I always laugh when I read or hear about a homogeneous group of gifted students . . . I have yet to find one, though I taught a "homogeneous" class of gifted learners in an Advanced Academic center in Fairfax County and then completed a practicum working with "homogeneous" groups of students in a pull-out program. All people, gifted kids included, are marvelously unique. Good instruction takes unique factors such as strengths, weaknesses, interests, learning preferences, and personality factors into account.

The first step in responding to students is knowing them well. I had the pleasure of completing several assignments during my program that allowed me to get to know students well and consider how best to respond to their individual needs.
Interview with a highly gifted girl
I interviewed a former student of mine. She was insightful and thoughtful about her learning preferences and interests. While she is enrolled in a challenging program and has a home life filled with intellectual stimulation, I did provide some suggestions for additional interventions, including finding a mentor to help her develop her considerable writing talent.

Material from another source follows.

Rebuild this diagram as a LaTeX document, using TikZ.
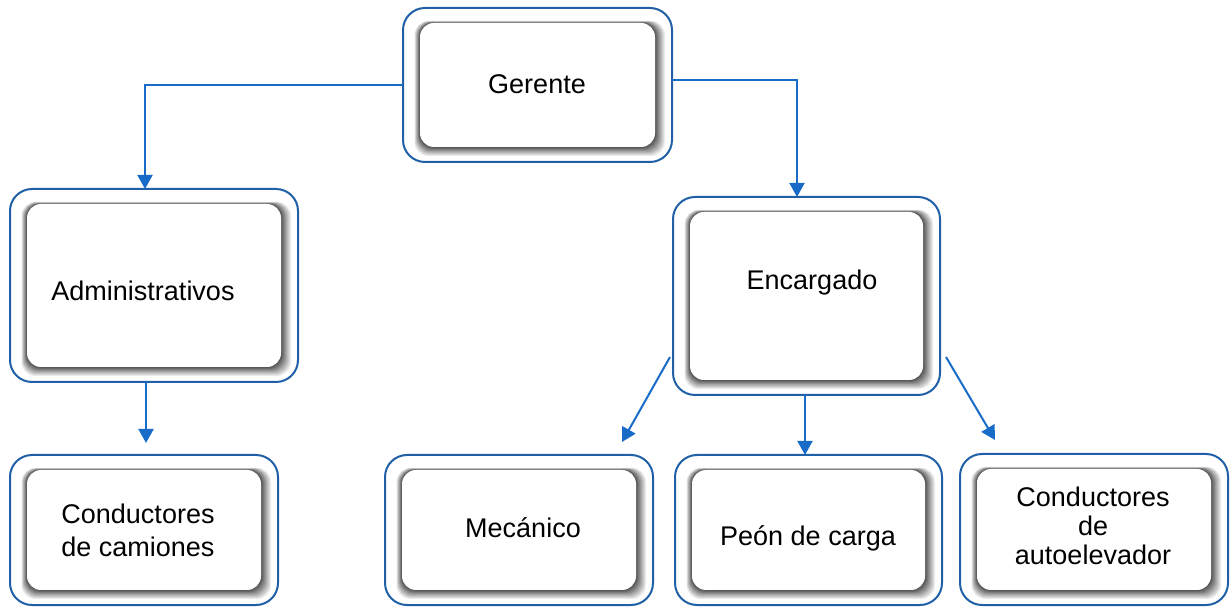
\documentclass[tikz,border=0pt]{standalone}
\usepackage{fontspec}
\setmainfont{Liberation Sans}
\usetikzlibrary{arrows.meta,calc}
\definecolor{boxblue}{RGB}{32,96,166}
\definecolor{linkblue}{RGB}{24,108,200}
\colorlet{shadegray}{black!72}
\tikzset{
  outerbox/.style={draw=boxblue, line width=2pt, fill=white, rounded corners=22pt, inner sep=0pt, outer sep=0pt},
  labeltext/.style={font=\fontsize{27}{31}\selectfont, align=center, inner sep=0pt},
  link/.style={draw=linkblue, line width=2pt, -{Triangle[length=14pt,width=15pt]}},
}
\newcommand\orgbox[5]{%
  \node[outerbox, minimum width={#4-#2}, minimum height={#5-#3}] (#1) at ({(#2+#4)/2},{607-(#3+#5)/2}) {};
  \foreach \i in {10,...,1}{%
    \pgfmathtruncatemacro\w{\i*9}%
    \fill[white!\w!shadegray, rounded corners=14pt] ({#2+17-0.55*\i},{607-(#5-15)-0.9*\i}) rectangle ({#4-17+\i},{607-(#3+15)+0.2*\i});
  }
  \fill[white, rounded corners=14pt] ({#2+17},{607-(#5-15)}) rectangle ({#4-17},{607-(#3+15)});
}
\begin{document}
\begin{tikzpicture}[x=1pt,y=1pt]
\useasboundingbox (0,0) rectangle (1230,607);
\orgbox{ger}{403}{8}{672}{162}
\orgbox{adm}{10}{189}{298}{382}
\orgbox{enc}{673}{197}{940}{395}
\orgbox{cam}{10}{455}{278}{605}
\orgbox{mec}{385}{455}{653}{605}
\orgbox{peon}{675}{455}{942}{605}
\orgbox{auto}{960}{454}{1228}{605}

\node[labeltext] (ger-t) at (537,{607-84}) {Gerente};
\node[labeltext] (adm-t) at (143,{607-291}) {Administrativos};
\node[labeltext] (enc-t) at (812,{607-283}) {Encargado};
\node[labeltext, font=\fontsize{27}{33}\selectfont] (cam-t) at (138,{607-530}) {Conductores\\de camiones};
\node[labeltext] (mec-t) at (523,{607-528}) {Mecánico};
\node[labeltext] (peon-t) at (808,{607-538}) {Peón de carga};
\node[labeltext, font=\fontsize{27}{29}\selectfont] (auto-t) at (1093,{607-526}) {Conductores\\de\\autoelevador};

\draw[link] (ger.west) -| ([xshift=-9pt]adm.north);
\draw[link] ([yshift=5pt]ger.east) -| ([xshift=-9.5pt]enc.north);
\draw[link] ([xshift=-8pt]adm.south) -- ([xshift=2pt,yshift=12pt]cam.north);
\draw[link] ([xshift=-3pt,yshift=38pt]enc.south west) -- ([xshift=-31pt,yshift=13pt]mec.north east);
\draw[link] ([xshift=-1.5pt]enc.south) -- ([xshift=-3.5pt]peon.north);
\draw[link] ([xshift=6pt,yshift=38pt]enc.south east) -- ([xshift=35pt,yshift=14pt]auto.north west);
\end{tikzpicture}
\end{document}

Case study of a gifted boy
In this case study I observed and analyzed the overexcitabilities (OEs) present in a particularly bright and active young man. I suggested interventions to help him experience greater success at school. The most powerful intervention, however, would be an appropriately challenging curriculum all day.

Program plan for gifted writers
For my program planning course, I surveyed my practicum students and created a plan for a writing club that would meet during a study hall period during the school day. These kids were avid creative writers and would have benefited from more focused talent development in this area.